Monday, May 13, 2013

Live By Hype, Die By Hype

This is (partly) why the 400 ppm hype was misplaced from the very beginning:


People: Forest -- not the trees.

5 comments:

TheTracker said...

Recognizing a symbolic milestone is not the same thing as "hype."

Jack Savage said...

@The Tracker.

True.
The hype is in pretending that the 400ppm is in any way a "symbolic milestone".

Paul S said...

As humans we tend to invest more symbolic meaning in round numbers.

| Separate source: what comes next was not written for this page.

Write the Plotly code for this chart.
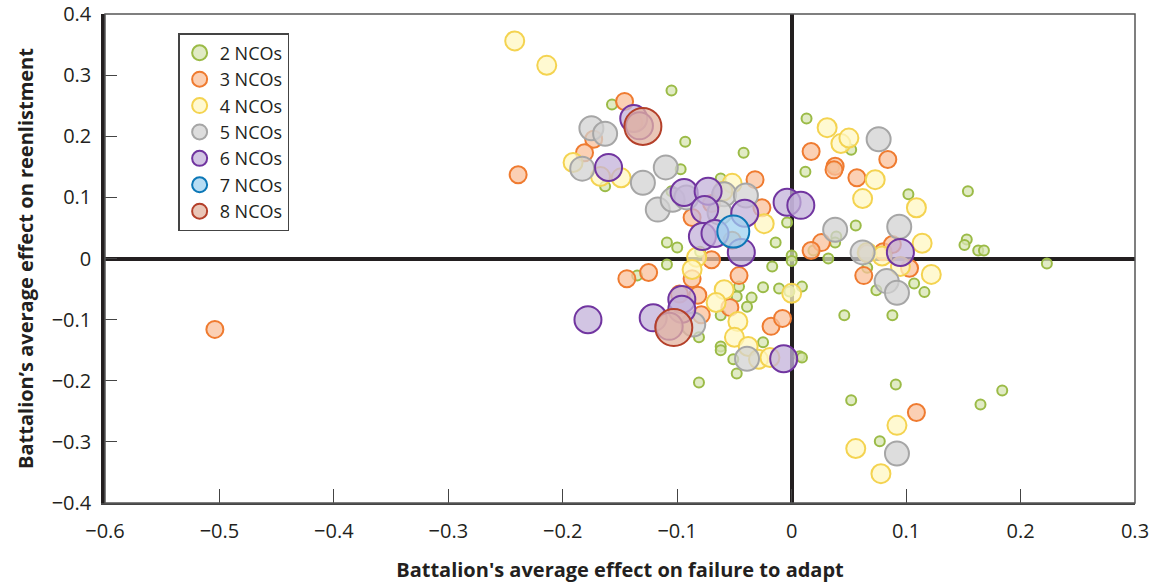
import plotly.graph_objects as go

# Battalion effects, grouped by number of NCOs
x2 = [-0.157, -0.105, -0.093, -0.097, -0.163, -0.042, -0.062, -0.109, -0.100, -0.014,
      -0.004, 0.000, 0.000, -0.109, -0.017, -0.135, -0.046, -0.048, -0.035, -0.025,
      -0.011, -0.039, -0.062, -0.081, -0.062, -0.062, -0.051, -0.048, -0.081, -0.025,
      -0.002, 0.007, 0.013, 0.052, 0.012, 0.037, 0.102, 0.154, 0.056, 0.039,
      0.038, 0.153, 0.151, 0.163, 0.168, 0.019, 0.032, 0.107, 0.116, 0.074,
      0.009, 0.046, 0.088, 0.009, 0.091, 0.052, 0.165, 0.184, 0.077, 0.223,
      0.066, -0.080, -0.105]
y2 = [0.252, 0.275, 0.191, 0.146, 0.118, 0.173, 0.131, 0.026, 0.018, 0.026,
      0.059, 0.005, -0.004, -0.010, -0.013, -0.028, -0.046, -0.062, -0.064, -0.047,
      -0.049, -0.079, -0.093, -0.129, -0.144, -0.150, -0.165, -0.188, -0.203, -0.137,
      -0.054, -0.160, 0.229, 0.178, 0.142, 0.149, 0.105, 0.110, 0.054, 0.036,
      0.026, 0.031, 0.022, 0.013, 0.013, 0.013, 0.000, -0.041, -0.055, -0.052,
      -0.046, -0.093, -0.093, -0.162, -0.206, -0.232, -0.239, -0.216, -0.299, -0.008,
      -0.015, 0.011, 0.110]

x3 = [-0.504, -0.239, -0.146, -0.173, -0.181, -0.032, -0.026, -0.087, -0.070, -0.070,
      -0.052, -0.144, -0.125, -0.087, -0.046, -0.082, -0.079, -0.054, -0.018, -0.008,
      -0.098, 0.017, 0.038, 0.037, 0.084, 0.057, 0.026, 0.017, 0.066, 0.080,
      0.088, 0.103, 0.063, 0.109, -0.138]
y3 = [-0.116, 0.137, 0.257, 0.195, 0.173, 0.129, 0.083, 0.067, 0.090, -0.002,
      0.030, -0.033, -0.023, -0.033, -0.028, -0.060, -0.092, -0.080, -0.111, -0.098,
      -0.058, 0.175, 0.151, 0.145, 0.162, 0.132, 0.026, 0.013, 0.008, 0.011,
      0.023, -0.016, -0.028, -0.252, 0.222]

x4 = [-0.242, -0.214, -0.191, -0.167, -0.149, -0.052, -0.060, -0.024, -0.083, -0.087,
      -0.059, -0.066, -0.047, -0.050, -0.038, -0.029, -0.019, 0.000, 0.031, 0.043,
      0.050, 0.073, 0.062, 0.109, 0.114, 0.066, 0.079, 0.095, 0.122, 0.092,
      0.056, 0.078]
y4 = [0.356, 0.316, 0.157, 0.134, 0.132, 0.123, 0.110, 0.057, 0.002, -0.018,
      -0.051, -0.072, -0.103, -0.129, -0.144, -0.165, -0.162, -0.057, 0.214, 0.188,
      0.197, 0.129, 0.098, 0.083, 0.025, 0.010, 0.004, -0.013, -0.026, -0.273,
      -0.311, -0.352]

x5 = [-0.175, -0.163, -0.183, -0.130, -0.110, -0.117, -0.104, -0.092, -0.059, -0.040,
      -0.063, -0.086, -0.039, 0.076, 0.038, 0.062, 0.094, 0.083, 0.092, 0.092]
y5 = [0.213, 0.204, 0.147, 0.124, 0.149, 0.080, 0.096, 0.100, 0.105, 0.103,
      0.075, -0.108, -0.164, 0.195, 0.047, 0.010, 0.052, -0.037, -0.056, -0.319]

x6 = [-0.138, -0.133, -0.160, -0.094, -0.073, -0.076, -0.041, -0.078, -0.067, -0.044,
      -0.004, 0.008, 0.095, -0.178, -0.121, -0.096, -0.096, -0.107, -0.007]
y6 = [0.229, 0.217, 0.149, 0.108, 0.110, 0.080, 0.074, 0.036, 0.041, 0.010,
      0.092, 0.087, 0.010, -0.100, -0.097, -0.067, -0.083, -0.111, -0.164]

x7 = [-0.051]
y7 = [0.044]

x8 = [-0.130, -0.103]
y8 = [0.216, -0.113]

x_ticks = [-0.6, -0.5, -0.4, -0.3, -0.2, -0.1, 0, 0.1, 0.2, 0.3]
y_ticks = [-0.4, -0.3, -0.2, -0.1, 0, 0.1, 0.2, 0.3, 0.4]


def fmt(v):
    s = f"{abs(v):g}"
    return ("\u2212" + s) if v < 0 else s


groups = [
    ("2 NCOs", x2, y2, 10, "rgba(215,228,178,0.75)", "#9bbb47"),
    ("3 NCOs", x3, y3, 17, "rgba(249,192,155,0.75)", "#ef7b30"),
    ("4 NCOs", x4, y4, 19, "rgba(255,247,194,0.75)", "#f4d350"),
    ("5 NCOs", x5, y5, 24, "rgba(210,210,210,0.75)", "#a6a6a6"),
    ("6 NCOs", x6, y6, 27, "rgba(195,177,217,0.75)", "#7135a0"),
    ("7 NCOs", x7, y7, 32, "rgba(159,210,240,0.75)", "#0d78b7"),
    ("8 NCOs", x8, y8, 37, "rgba(227,179,159,0.75)", "#b4402a"),
]

FONT = "Open Sans"
INK = "#231f20"

fig = go.Figure()
for name, xs, ys, size, fill, edge in groups:
    fig.add_trace(go.Scatter(
        x=xs, y=ys, mode="markers", name=name, legendgroup=name, showlegend=False,
        marker=dict(size=size, color=fill, line=dict(color=edge, width=2)),
    ))
# Legend keys drawn at one common size
for name, xs, ys, size, fill, edge in groups:
    fig.add_trace(go.Scatter(
        x=[None], y=[None], mode="markers", name=name, legendgroup=name,
        marker=dict(size=15, color=fill, line=dict(color=edge, width=2)),
    ))

# Frame: thin top/right border
fig.add_shape(type="rect", xref="paper", yref="paper", x0=0, x1=1, y0=0, y1=1,
              line=dict(color="#555555", width=1.5), layer="above")

fig.update_layout(
    width=1157, height=584,
    margin=dict(l=105, r=22, t=14, b=81, autoexpand=False),
    paper_bgcolor="white", plot_bgcolor="white",
    font=dict(family=FONT, size=20, color=INK),
    showlegend=True,
    legend=dict(
        x=0.071, y=0.961, xanchor="left", yanchor="top",
        bgcolor="white", bordercolor="#444444", borderwidth=1.5,
        font=dict(family=FONT, size=18, color=INK),
        itemsizing="trace", tracegroupgap=0,
    ),
    xaxis=dict(
        range=[-0.6, 0.3], automargin=False,
        tickvals=x_ticks, ticktext=[fmt(v) for v in x_ticks],
        tickfont=dict(family=FONT, size=20, color=INK),
        showgrid=False, zeroline=True, zerolinecolor=INK, zerolinewidth=3.5,
        showline=True, linecolor="#444444", linewidth=1.5,
        ticks="inside", ticklen=14, tickcolor="#444444", tickwidth=1,
        ticklabelstandoff=9,
        title=dict(text="<b>Battalion's average effect on failure to adapt</b>",
                   font=dict(family=FONT, size=20, color=INK), standoff=20),
        fixedrange=True,
    ),
    yaxis=dict(
        range=[-0.4, 0.4], automargin=False,
        tickvals=y_ticks, ticktext=[fmt(v) for v in y_ticks],
        tickfont=dict(family=FONT, size=20, color=INK),
        showgrid=False, zeroline=True, zerolinecolor=INK, zerolinewidth=3.5,
        showline=True, linecolor=INK, linewidth=3.5,
        ticks="inside", ticklen=12, tickcolor="#444444", tickwidth=1,
        ticklabelstandoff=6,
        title=dict(text="<b>Battalion\u2019s average effect on reenlistment</b>",
                   font=dict(family=FONT, size=20, color=INK), standoff=14),
        fixedrange=True,
    ),
)

fig.write_html("out.html")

Would you really not consider a 50th birthday to have more "meaning" than a 49th birthday?

David Appell said...

People don't have to walk back their 50th birthday.... The Keeling correction makes it look like scientists don't know what they're doing, feeds insinuations that climate data is somehow suspect, and the almost gleeful way in which this number has been announced belies concerns about climate change.

Paul S said...

David,

Well, that's a different matter. It seems to me a question for public engagement strategies and protocols. With the web and social media sites it's very tempting to provide up-to-the-minute readouts even though there might be later revisions. Maybe that policy should be reviewed, particularly for "milestone" announcements like this.

Not sure how damaging it's been though. I think there is a general public framework of understanding that reported figures can be revised up or down - look at times for 100m races - and that 399.5 isn't a long way from 400.